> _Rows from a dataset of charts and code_
====
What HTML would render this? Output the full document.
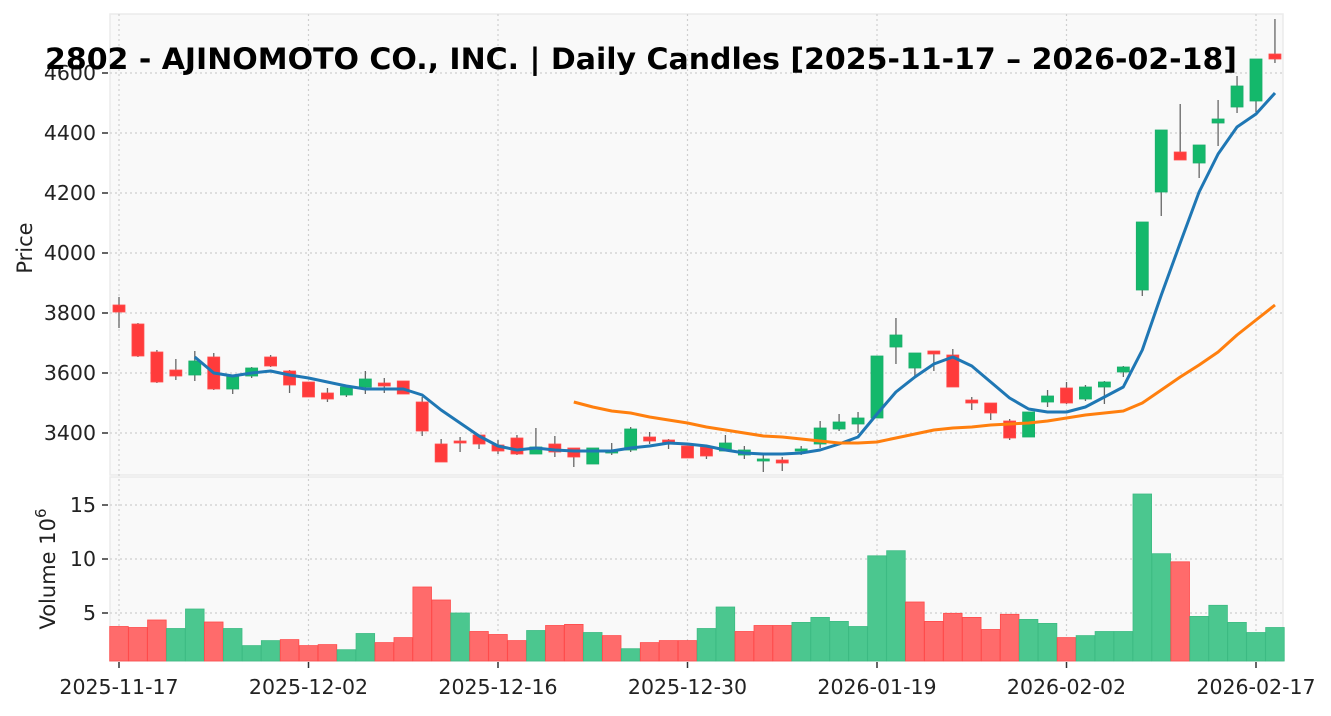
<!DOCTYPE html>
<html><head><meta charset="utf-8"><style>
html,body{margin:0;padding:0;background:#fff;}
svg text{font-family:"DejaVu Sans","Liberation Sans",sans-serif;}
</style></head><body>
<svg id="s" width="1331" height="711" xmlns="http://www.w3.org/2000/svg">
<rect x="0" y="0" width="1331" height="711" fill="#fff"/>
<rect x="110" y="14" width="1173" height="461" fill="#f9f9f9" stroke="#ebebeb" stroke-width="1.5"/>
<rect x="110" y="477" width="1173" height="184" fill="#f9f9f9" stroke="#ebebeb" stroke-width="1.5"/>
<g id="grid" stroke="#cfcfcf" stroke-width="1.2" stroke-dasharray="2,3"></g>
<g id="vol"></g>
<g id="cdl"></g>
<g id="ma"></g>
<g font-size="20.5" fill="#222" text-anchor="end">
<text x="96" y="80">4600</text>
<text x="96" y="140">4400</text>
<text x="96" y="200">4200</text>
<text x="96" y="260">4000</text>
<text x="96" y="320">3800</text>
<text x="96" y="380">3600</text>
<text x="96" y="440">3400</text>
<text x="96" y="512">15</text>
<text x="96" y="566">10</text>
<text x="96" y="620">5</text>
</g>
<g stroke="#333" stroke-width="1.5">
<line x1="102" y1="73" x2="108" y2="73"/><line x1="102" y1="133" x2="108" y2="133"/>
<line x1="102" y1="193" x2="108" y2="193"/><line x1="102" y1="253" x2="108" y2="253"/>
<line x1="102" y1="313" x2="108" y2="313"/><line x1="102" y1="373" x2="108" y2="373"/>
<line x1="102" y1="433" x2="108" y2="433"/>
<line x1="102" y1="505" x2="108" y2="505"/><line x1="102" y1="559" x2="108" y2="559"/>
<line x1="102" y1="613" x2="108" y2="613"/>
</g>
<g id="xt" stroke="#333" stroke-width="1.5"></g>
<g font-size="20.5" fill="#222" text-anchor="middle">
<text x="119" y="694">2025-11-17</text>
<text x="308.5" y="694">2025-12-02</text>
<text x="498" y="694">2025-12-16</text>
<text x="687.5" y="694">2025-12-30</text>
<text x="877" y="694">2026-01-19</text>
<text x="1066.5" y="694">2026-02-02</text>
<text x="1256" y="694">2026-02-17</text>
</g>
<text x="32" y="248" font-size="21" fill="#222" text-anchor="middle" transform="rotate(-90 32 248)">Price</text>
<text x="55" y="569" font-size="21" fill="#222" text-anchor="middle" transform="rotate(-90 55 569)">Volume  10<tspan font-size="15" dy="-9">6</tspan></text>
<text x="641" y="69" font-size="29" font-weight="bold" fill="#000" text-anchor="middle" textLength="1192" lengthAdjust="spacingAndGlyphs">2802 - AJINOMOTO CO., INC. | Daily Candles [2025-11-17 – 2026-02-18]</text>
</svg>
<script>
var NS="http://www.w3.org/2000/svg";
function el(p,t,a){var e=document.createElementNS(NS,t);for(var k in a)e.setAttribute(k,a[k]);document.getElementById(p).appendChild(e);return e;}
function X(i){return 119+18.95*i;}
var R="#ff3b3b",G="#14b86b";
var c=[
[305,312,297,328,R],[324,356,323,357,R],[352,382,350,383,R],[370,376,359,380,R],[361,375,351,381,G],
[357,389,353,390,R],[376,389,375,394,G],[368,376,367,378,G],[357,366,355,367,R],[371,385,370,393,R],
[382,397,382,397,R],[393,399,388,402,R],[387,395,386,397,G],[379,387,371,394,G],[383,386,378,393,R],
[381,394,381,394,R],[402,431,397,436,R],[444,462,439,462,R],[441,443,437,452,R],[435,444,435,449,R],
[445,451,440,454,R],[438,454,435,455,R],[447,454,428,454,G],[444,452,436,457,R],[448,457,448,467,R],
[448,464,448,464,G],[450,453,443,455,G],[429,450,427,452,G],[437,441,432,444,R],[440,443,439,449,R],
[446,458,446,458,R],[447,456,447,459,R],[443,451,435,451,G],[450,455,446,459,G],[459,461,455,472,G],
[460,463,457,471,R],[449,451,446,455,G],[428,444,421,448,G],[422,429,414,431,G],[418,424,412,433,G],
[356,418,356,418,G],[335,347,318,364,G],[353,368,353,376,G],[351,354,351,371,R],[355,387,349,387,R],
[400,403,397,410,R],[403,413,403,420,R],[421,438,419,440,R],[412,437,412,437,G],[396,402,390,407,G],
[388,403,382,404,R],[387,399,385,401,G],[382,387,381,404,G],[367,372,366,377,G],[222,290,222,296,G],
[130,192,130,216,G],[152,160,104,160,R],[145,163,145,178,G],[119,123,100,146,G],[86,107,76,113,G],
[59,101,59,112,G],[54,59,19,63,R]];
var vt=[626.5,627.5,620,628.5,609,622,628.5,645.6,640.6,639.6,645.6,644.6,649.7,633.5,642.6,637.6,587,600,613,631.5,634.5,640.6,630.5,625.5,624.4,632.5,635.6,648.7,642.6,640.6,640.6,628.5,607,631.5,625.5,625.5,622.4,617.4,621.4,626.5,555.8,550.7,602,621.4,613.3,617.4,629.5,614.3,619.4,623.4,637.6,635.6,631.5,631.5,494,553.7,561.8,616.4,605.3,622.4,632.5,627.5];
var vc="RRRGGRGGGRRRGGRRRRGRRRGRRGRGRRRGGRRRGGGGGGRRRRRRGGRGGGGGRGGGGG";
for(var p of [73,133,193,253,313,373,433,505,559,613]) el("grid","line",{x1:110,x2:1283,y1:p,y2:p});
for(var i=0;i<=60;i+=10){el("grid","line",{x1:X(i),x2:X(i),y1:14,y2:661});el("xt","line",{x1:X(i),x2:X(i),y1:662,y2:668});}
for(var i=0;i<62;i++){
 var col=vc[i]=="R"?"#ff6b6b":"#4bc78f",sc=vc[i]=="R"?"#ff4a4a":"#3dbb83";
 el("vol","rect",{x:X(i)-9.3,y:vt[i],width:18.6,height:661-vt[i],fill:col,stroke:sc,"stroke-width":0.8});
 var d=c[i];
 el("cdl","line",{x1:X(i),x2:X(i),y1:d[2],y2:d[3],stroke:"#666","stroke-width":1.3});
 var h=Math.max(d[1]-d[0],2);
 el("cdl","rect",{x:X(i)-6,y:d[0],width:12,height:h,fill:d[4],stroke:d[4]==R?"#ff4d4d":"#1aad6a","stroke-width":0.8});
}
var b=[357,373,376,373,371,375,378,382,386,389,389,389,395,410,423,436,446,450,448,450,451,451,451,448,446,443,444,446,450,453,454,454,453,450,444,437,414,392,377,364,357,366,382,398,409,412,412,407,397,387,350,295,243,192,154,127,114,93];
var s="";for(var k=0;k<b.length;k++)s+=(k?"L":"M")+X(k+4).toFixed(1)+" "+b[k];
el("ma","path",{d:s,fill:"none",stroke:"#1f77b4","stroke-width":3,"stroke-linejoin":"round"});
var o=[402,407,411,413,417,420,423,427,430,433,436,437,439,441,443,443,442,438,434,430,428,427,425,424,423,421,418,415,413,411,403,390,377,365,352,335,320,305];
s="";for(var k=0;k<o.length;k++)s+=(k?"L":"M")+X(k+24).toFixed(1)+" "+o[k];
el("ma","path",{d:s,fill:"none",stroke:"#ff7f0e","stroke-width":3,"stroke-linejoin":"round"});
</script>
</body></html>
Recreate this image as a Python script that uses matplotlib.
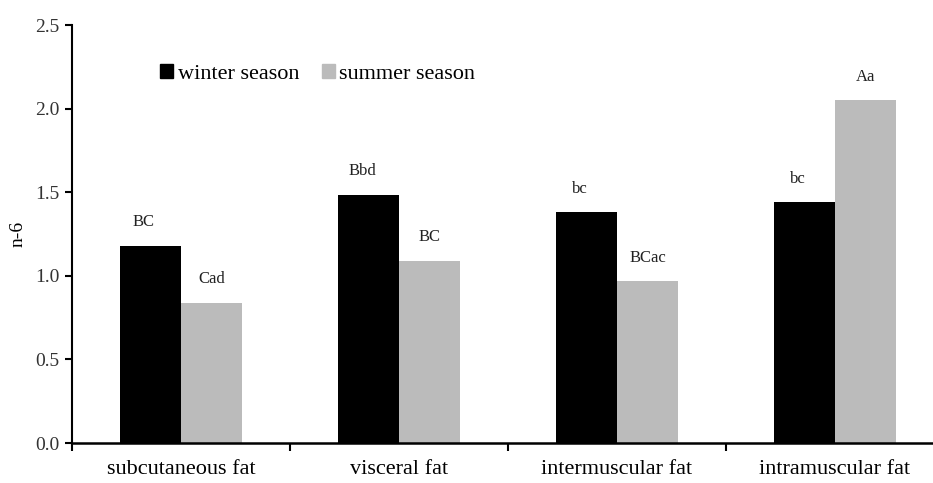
====
> _What to do_
Identify every line where the string "this" appears.

> _Task solution_
What HTML would render this? Output the full document.
Recreate this image as a Python script that uses matplotlib.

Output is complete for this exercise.